Eu acho que esse tema e as reações mais digamos, "nacionalistas", a ele mostram como nós brasileiros conhecemos pouco a nós mesmos e o nosso país. Muito embora poucos de nós tenhamos informações concretas sobre os brasileiros detidos e mandados de volta, o ânimo de retaliação parece mover a maioria e muitas vezes esquecemos que muitos dos brasileiros que estão fora do Brasil não têm condições de morar em qualquer sociedade organizada do mundo, ou onde a legalidade seja verdadeiramente levada a sério. Segundo fora noticiado, a Espanha, assim como vários outros países, está repleta de prostitutas, travestis, trabalhadores ilegais ou ainda aqueles que simplesmente passam a viver da seguridade social do país, sem a menor perspectiva de se integrar e contribuir com as sociedades em que se estabelecem. Mas o problema se torna mais agudo, quando estes trazem consigo não apenas o exercício de várias atividades que não as mais edificantes, mas passam a integrar uma teia complexa de ilegalidades cada vez mais lesivas aos demais cidadãos. Sem levar isso em consideração é fácil condenar os Espanhois e exigir por meio de retaliações, que os outro países nos "levem a sério".
O Brasil não é um país sério, tem pessoas sérias, mas definitivamente não pode pleitear esse patamar. Mandar alguns espanhois (também não sei quem eram eles) não vai mudar a idéia de que somos corruptos,desorganizados e pouco confiáveis. Pelo contrário, mostrará que diante de temas sérios, tomamos atitudes afetadas e que com elas mascaramos os nossos reais problemas e é por isso que não nos respeitam...
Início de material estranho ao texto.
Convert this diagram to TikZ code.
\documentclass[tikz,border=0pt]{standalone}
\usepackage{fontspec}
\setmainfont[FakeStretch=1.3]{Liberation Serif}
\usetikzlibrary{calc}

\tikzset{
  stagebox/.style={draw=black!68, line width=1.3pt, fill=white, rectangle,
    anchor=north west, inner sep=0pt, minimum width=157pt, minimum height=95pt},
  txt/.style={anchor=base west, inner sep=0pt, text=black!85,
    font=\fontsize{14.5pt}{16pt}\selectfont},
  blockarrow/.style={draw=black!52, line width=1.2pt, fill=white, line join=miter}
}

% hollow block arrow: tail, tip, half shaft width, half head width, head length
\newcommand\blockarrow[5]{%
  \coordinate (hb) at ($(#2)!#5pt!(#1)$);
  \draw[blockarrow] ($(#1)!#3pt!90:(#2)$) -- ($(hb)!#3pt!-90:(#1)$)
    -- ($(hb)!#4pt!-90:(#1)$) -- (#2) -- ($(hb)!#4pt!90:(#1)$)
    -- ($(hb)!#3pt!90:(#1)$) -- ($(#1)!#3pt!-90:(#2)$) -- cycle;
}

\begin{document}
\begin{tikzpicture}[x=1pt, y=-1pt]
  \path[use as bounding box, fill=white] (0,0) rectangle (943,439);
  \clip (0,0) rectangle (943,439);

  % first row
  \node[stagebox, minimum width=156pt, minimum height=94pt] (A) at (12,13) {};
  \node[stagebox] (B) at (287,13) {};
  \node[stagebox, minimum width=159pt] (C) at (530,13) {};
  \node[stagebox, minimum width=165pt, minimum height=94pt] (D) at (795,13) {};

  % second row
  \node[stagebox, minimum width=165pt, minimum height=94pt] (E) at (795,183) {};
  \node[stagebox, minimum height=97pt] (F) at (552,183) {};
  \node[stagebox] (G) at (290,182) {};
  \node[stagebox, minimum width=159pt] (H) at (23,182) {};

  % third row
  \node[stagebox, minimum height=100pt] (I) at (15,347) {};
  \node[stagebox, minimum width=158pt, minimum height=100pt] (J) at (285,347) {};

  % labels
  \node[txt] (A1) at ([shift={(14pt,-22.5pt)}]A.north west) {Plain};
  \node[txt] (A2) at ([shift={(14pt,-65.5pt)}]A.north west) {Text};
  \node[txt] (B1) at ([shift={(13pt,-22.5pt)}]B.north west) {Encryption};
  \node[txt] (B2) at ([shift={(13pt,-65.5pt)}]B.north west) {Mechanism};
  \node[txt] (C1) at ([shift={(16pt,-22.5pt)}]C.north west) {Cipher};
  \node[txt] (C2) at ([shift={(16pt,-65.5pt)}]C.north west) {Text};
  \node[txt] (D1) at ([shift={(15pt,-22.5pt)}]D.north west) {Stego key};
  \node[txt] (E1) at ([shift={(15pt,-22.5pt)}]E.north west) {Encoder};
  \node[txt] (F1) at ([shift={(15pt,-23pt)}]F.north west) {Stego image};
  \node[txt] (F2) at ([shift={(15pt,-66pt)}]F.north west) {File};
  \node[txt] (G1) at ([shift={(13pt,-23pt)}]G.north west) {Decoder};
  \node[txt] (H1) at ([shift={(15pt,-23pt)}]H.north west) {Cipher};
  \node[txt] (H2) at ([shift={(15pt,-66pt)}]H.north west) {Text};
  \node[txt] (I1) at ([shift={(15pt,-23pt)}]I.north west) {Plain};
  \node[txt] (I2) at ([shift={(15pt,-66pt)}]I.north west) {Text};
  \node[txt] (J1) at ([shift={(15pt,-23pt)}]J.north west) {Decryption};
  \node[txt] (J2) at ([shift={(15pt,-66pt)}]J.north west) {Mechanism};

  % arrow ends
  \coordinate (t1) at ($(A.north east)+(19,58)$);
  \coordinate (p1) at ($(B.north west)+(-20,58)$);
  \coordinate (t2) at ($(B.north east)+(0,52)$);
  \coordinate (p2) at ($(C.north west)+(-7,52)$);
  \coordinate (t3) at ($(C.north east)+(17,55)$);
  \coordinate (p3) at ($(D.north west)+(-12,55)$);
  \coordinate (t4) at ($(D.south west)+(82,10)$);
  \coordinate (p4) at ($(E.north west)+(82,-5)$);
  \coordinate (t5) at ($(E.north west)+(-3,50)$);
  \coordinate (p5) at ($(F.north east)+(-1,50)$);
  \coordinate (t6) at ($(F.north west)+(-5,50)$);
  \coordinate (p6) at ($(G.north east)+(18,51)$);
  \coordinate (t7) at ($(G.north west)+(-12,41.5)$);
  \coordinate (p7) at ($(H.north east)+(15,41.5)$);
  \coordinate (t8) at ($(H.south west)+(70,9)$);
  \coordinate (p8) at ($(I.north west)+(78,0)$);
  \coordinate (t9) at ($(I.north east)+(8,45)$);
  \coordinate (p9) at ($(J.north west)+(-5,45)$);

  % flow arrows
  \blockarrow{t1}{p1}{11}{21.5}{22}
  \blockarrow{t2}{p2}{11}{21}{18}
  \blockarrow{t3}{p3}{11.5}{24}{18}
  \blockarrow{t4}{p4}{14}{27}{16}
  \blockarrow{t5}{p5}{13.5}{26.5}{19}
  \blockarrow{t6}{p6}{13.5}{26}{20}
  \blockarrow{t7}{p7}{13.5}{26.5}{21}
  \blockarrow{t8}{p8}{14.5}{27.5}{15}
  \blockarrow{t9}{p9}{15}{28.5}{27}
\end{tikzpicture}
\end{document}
Mas se a retaliação já se tornou quase que uma unanimidade, então eu faço aqui a minha proposta: Mandar de volta todo estrangeiro solteiro, acima de 40 anos, barrigudo, consumidor costumeiro de álcool e sem um motivo plausível para estar no país. As nossas crianças em situação de risco certamente se beneficiarão de tal medida.

Roberto Barros.

Vladimir Koenig disse...

Yúdice, CLAP CLAP CLAP.

Roberto Barros, creio que voc~e não compreendeu bem o texto do Yúdice. Ou então, quem não entedeu patavinas fui eu. Afinal, não vi a retaliação pregada pelo Yúdice com lastro na reciprocidade não é desarrazoada e desproporcional. Ele apenas sugere que deixemos de ser bundas-moles e passemos a nos impor com seriedade.

Abraços,

Vlad.

Yúdice Andrade disse...

Meus amigos, perdão por demorar tanto a responder. É a conjuntura.
As colocações feitas exprimem pontos de vista bem contrapostos - o que faz um bom debate. Gostaria de esclarecer, apenas, que não sou xenófobo e acho muito importante estimularmos o turismo internacional. Também não seria sensato defender retaliações puras e simples. O meu ponto de vista foi de fato captado pelo Vlad. O que proponho é apenas respeito: que nos façamos respeitar.
Ora, pitombas, muitos europeus vêm ao Brasil única e exclusivamente para fazer turismo sexual, inclusive porque lá fora se vende que aqui é fácil transar com crianças e conseguir virgens. Não podemos fechar o cerco em torno disso?
Para mim, é simples. Cada país define seus critérios de recepção de estrangeiros. Precisamos ter os nossos e fazê-los cumprir. E se houver o ensejo, deportar quem não atenda a esses requisitos. Não fazer disputa numérica de deportados, mas deixar claro que seremos, sim, mais rigorosos, se esse é o tratamento dado aos nossos conterrâneos.